• [REQUIREMENT] Take the material below and extract the lines from the one with "Clone this chart in matplotlib." through the one with "from matplotlib.patches import", word for word, without pictures.

• [RECORDS SHOWN]
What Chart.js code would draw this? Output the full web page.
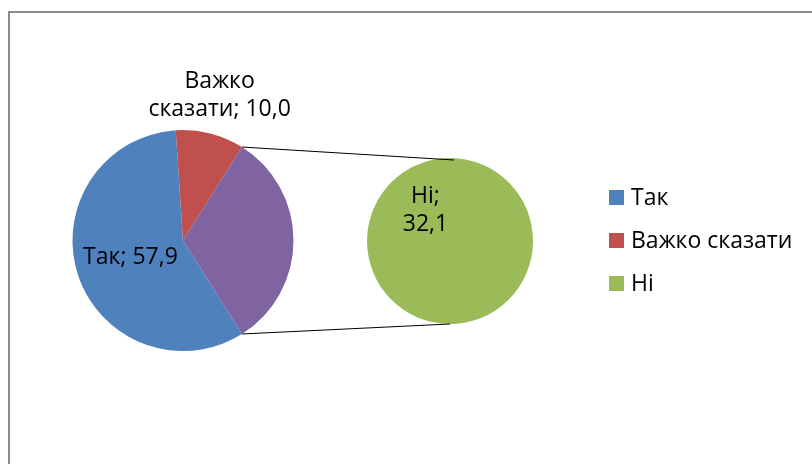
<!DOCTYPE html>
<html>
<head>
<meta charset="utf-8">
<script src="https://cdn.jsdelivr.net/npm/chart.js@4"></script>
<style>
  body { margin: 0; background: #fff; }
  #wrap { position: relative; width: 812px; height: 464px; overflow: hidden; }
  #frame { position: absolute; left: 8px; top: 11px; width: 900px; height: 600px; border: 2px solid #8c8c8c; }
  canvas { position: absolute; left: 0; top: 0; }
</style>
</head>
<body>
<div id="wrap">
  <div id="frame"></div>
  <canvas id="mainPie" width="812" height="464"></canvas>
  <canvas id="subPie" width="812" height="464"></canvas>
</div>
<script>
var categories = ["Так", "Важко сказати", "Ні"];
var values = [57.9, 10.0, 32.1];
var legendColors = ["#4F81BD", "#C0504D", "#9BBB59"];
var mainColors = ["#4F81BD", "#C0504D", "#8064A2"];

var FONT = "Open Sans";
var total = values[0] + values[1] + values[2];
// "other" slice centred at 3 o'clock, like Excel's pie of pie
var mainRotation = 90 + values[2] / total * 180;

function fmt(v) {
  return v.toFixed(1).replace(".", ",");
}

function labelAt(ctx, arc, frac, lines) {
  var mid = (arc.startAngle + arc.endAngle) / 2;
  var r = arc.outerRadius * frac;
  var x = arc.x + Math.cos(mid) * r;
  var y = arc.y + Math.sin(mid) * r;
  var lh = 28;
  ctx.save();
  ctx.fillStyle = "#000";
  ctx.font = "23px '" + FONT + "'";
  ctx.textAlign = "center";
  ctx.textBaseline = "middle";
  for (var i = 0; i < lines.length; i++) {
    ctx.fillText(lines[i], x, y + (i - (lines.length - 1) / 2) * lh);
  }
  ctx.restore();
}

var mainLabels = {
  id: "mainLabels",
  afterDatasetsDraw: function(chart) {
    var arcs = chart.getDatasetMeta(0).data;
    labelAt(chart.ctx, arcs[0], 0.5, [categories[0] + "; " + fmt(values[0])]);
    labelAt(chart.ctx, arcs[1], 1.35, ["Важко", "сказати; " + fmt(values[1])]);
  }
};

var mainChart = new Chart("mainPie", {
  type: "pie",
  data: {
    labels: [categories[0], categories[1], "Інше"],
    datasets: [{
      data: values,
      backgroundColor: mainColors,
      borderWidth: 0
    }]
  },
  options: {
    responsive: false,
    animation: false,
    rotation: mainRotation,
    layout: { padding: { left: 72, right: 518, top: 130, bottom: 113 } },
    plugins: { legend: { display: false }, tooltip: { enabled: false } }
  },
  plugins: [mainLabels]
});

var subExtras = {
  id: "subExtras",
  afterDatasetsDraw: function(chart) {
    var ctx = chart.ctx;
    var arc = chart.getDatasetMeta(0).data[0];
    var other = mainChart.getDatasetMeta(0).data[2];

    // connector lines from the "other" slice to the secondary pie
    ctx.save();
    ctx.strokeStyle = "#000";
    ctx.lineWidth = 1;
    ctx.beginPath();
    ctx.moveTo(other.x + Math.cos(other.startAngle) * other.outerRadius,
               other.y + Math.sin(other.startAngle) * other.outerRadius);
    ctx.lineTo(arc.x + 4, arc.y - arc.outerRadius + 2);
    ctx.moveTo(other.x + Math.cos(other.endAngle) * other.outerRadius,
               other.y + Math.sin(other.endAngle) * other.outerRadius);
    ctx.lineTo(arc.x, arc.y + arc.outerRadius);
    ctx.stroke();
    ctx.restore();

    labelAt(ctx, arc, 0.47, ["Ні;", fmt(values[2])]);

    // legend
    ctx.save();
    ctx.font = "23px '" + FONT + "'";
    ctx.textBaseline = "middle";
    ctx.textAlign = "left";
    for (var i = 0; i < categories.length; i++) {
      var y = 198 + i * 43;
      ctx.fillStyle = legendColors[i];
      ctx.fillRect(609, y - 8, 15, 15);
      ctx.fillStyle = "#000";
      ctx.fillText(categories[i], 631, y);
    }
    ctx.restore();
  }
};

new Chart("subPie", {
  type: "pie",
  data: {
    labels: [categories[2]],
    datasets: [{
      data: [values[2]],
      backgroundColor: [legendColors[2]],
      borderWidth: 0
    }]
  },
  options: {
    responsive: false,
    animation: false,
    rotation: 141,
    layout: { padding: { left: 367, right: 279, top: 158, bottom: 140 } },
    plugins: { legend: { display: false }, tooltip: { enabled: false } }
  },
  plugins: [subExtras]
});
</script>
</body>
</html>
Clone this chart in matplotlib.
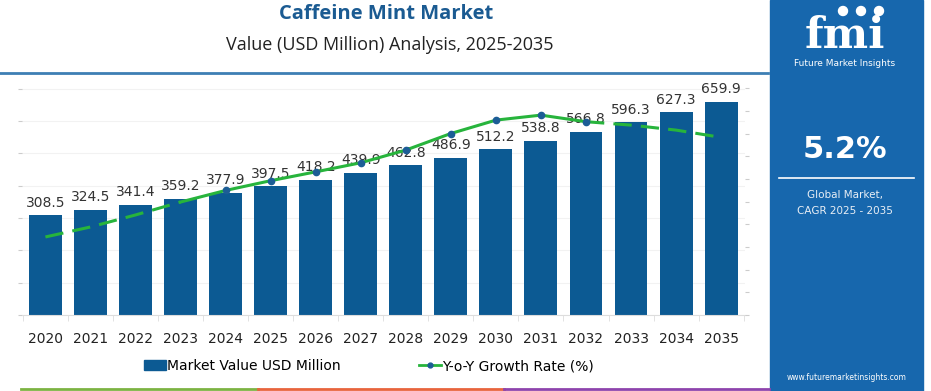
import numpy as np
import matplotlib.pyplot as plt
from matplotlib.lines import Line2D
from matplotlib.patches import Rectangle, Ellipse

# data
years = ['2020', '2021', '2022', '2023', '2024', '2025', '2026', '2027',
         '2028', '2029', '2030', '2031', '2032', '2033', '2034', '2035']
market_value = [308.5, 324.5, 341.4, 359.2, 377.9, 397.5, 418.2, 439.9,
                462.8, 486.9, 512.2, 538.8, 566.8, 596.3, 627.3, 659.9]
yoy_growth = [3.44, 3.88, 4.41, 4.98, 5.49, 5.92, 6.31, 6.71,
              7.27, 8.00, 8.59, 8.81, 8.52, 8.37, 8.15, 7.83]

bar_color = '#0c5a93'
panel_color = '#1767ad'
line_color = '#27b43c'
marker_color = '#1c5d96'

fig = plt.figure(figsize=(9.31, 3.91), dpi=100)
W, H = 931, 391

def fx(px):
    return px / W

def fy(py):
    return 1 - py / H

# ---- main chart
ax = fig.add_axes([fx(22), fy(315), fx(745) - fx(22), fy(87) - fy(315)])
x = np.arange(len(years))
bars = ax.bar(x, market_value, width=0.73, color=bar_color, zorder=2)
for xi, v in zip(x, market_value):
    ax.annotate(f'{v}', (xi, v), xytext=(0, 4), textcoords='offset points',
                ha='center', va='bottom', fontsize=10, color='#333333', zorder=5)

ax.set_xlim(-0.52, 15.53)
ax.set_ylim(0, 705)
ax.set_yticks(np.arange(0, 701, 100))
ax.set_yticklabels([])
ax.set_xticks(x)
ax.set_xticklabels(years, fontsize=10, color='#222222')
ax.set_xticks(np.arange(-0.5, 16, 1), minor=True)
ax.tick_params(axis='x', which='major', length=0, pad=12)
ax.tick_params(axis='x', which='minor', length=4, color='#dddddd')
ax.tick_params(axis='y', length=3, color='#cccccc')
ax.grid(axis='y', color='#f2f2f2', lw=0.8, zorder=0)
for s in ['top', 'right', 'left']:
    ax.spines[s].set_visible(False)
ax.spines['bottom'].set_color('#dddddd')

# growth line on a hidden secondary scale
ax2 = ax.twinx()
ax2.set_ylim(0, 10.05)
ax2.set_yticks(np.arange(0, 11, 1))
ax2.set_yticklabels([])
ax2.tick_params(axis='y', length=3, color='#cccccc')
for s in ax2.spines.values():
    s.set_visible(False)

ax2.plot(x[:4], yoy_growth[:4], color=line_color, lw=2.2, ls=(0, (6, 3)), zorder=4)
ax2.plot(x[3:13], yoy_growth[3:13], color=line_color, lw=2.2, zorder=4)
ax2.plot(x[12:], yoy_growth[12:], color=line_color, lw=2.2, ls=(0, (6, 3)), zorder=4)
ax2.plot(x[4:13], yoy_growth[4:13], ls='none', marker='o', ms=4.5,
         color=marker_color, zorder=5)

# legend
handles = [Rectangle((0, 0), 1, 1, color=bar_color),
           Line2D([0], [0], color=line_color, lw=2, marker='o', ms=3.5,
                  markerfacecolor=marker_color, markeredgecolor=marker_color)]
fig.legend(handles, ['Market Value USD Million', 'Y-o-Y Growth Rate (%)'],
           loc='center', bbox_to_anchor=(fx(369), fy(366)), ncol=2, frameon=False,
           fontsize=10, columnspacing=5.6, handlelength=1.6, handletextpad=0.1)

# ---- header
fig.text(fx(386), fy(14), 'Caffeine Mint Market', ha='center', va='center',
         fontsize=14.5, fontweight='bold', color='#1b5b92', family='Open Sans')
fig.text(fx(390), fy(45), 'Value (USD Million) Analysis, 2025-2035', ha='center',
         va='center', fontsize=13, color='#222222', family='Open Sans')
fig.add_artist(Line2D([0, fx(768)], [fy(73), fy(73)], color='#3d7fb4', lw=2))

# bottom colour strip
for x0, x1, c in [(21, 258, '#7cb342'), (258, 504, '#e8643c'), (504, 769, '#8e44ad')]:
    fig.add_artist(Line2D([fx(x0), fx(x1)], [fy(389), fy(389)], color=c, lw=2))

# ---- right panel
fig.add_artist(Rectangle((fx(770), 0), fx(923) - fx(770), 1, color=panel_color,
                         transform=fig.transFigure, zorder=0))
fig.text(fx(845), fy(36), 'fmi', ha='center', va='center', fontsize=31,
         fontweight='bold', color='white', family='DejaVu Serif')
for yy in np.arange(23, 52, 4):
    fig.add_artist(Line2D([fx(790), fx(900)], [fy(yy), fy(yy)], color=panel_color, lw=0.7))
for cx in [843, 861, 879]:
    fig.add_artist(Ellipse((fx(cx), fy(11)), 9 / W, 9 / H, color='white',
                           transform=fig.transFigure))
fig.text(fx(845), fy(63), 'Future Market Insights', ha='center', va='center',
         fontsize=6.5, color='white')
fig.text(fx(845), fy(149), '5.2%', ha='center', va='center', fontsize=22,
         fontweight='bold', color='white')
fig.add_artist(Line2D([fx(779), fx(914)], [fy(178), fy(178)], color='white', lw=1.2))
fig.text(fx(845), fy(195), 'Global Market,', ha='center', va='center',
         fontsize=7.5, color='#e8eef5')
fig.text(fx(845), fy(211), 'CAGR 2025 - 2035', ha='center', va='center',
         fontsize=7.5, color='#e8eef5')
fig.text(fx(847), fy(378), 'www.futuremarketinsights.com', ha='center', va='center',
         fontsize=5.5, color='white')

fig.savefig('out.png', dpi=100)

• [TASK ANSWER]
Clone this chart in matplotlib.
import numpy as np
import matplotlib.pyplot as plt
from matplotlib.lines import Line2D
from matplotlib.patches import Rectangle, Ellipse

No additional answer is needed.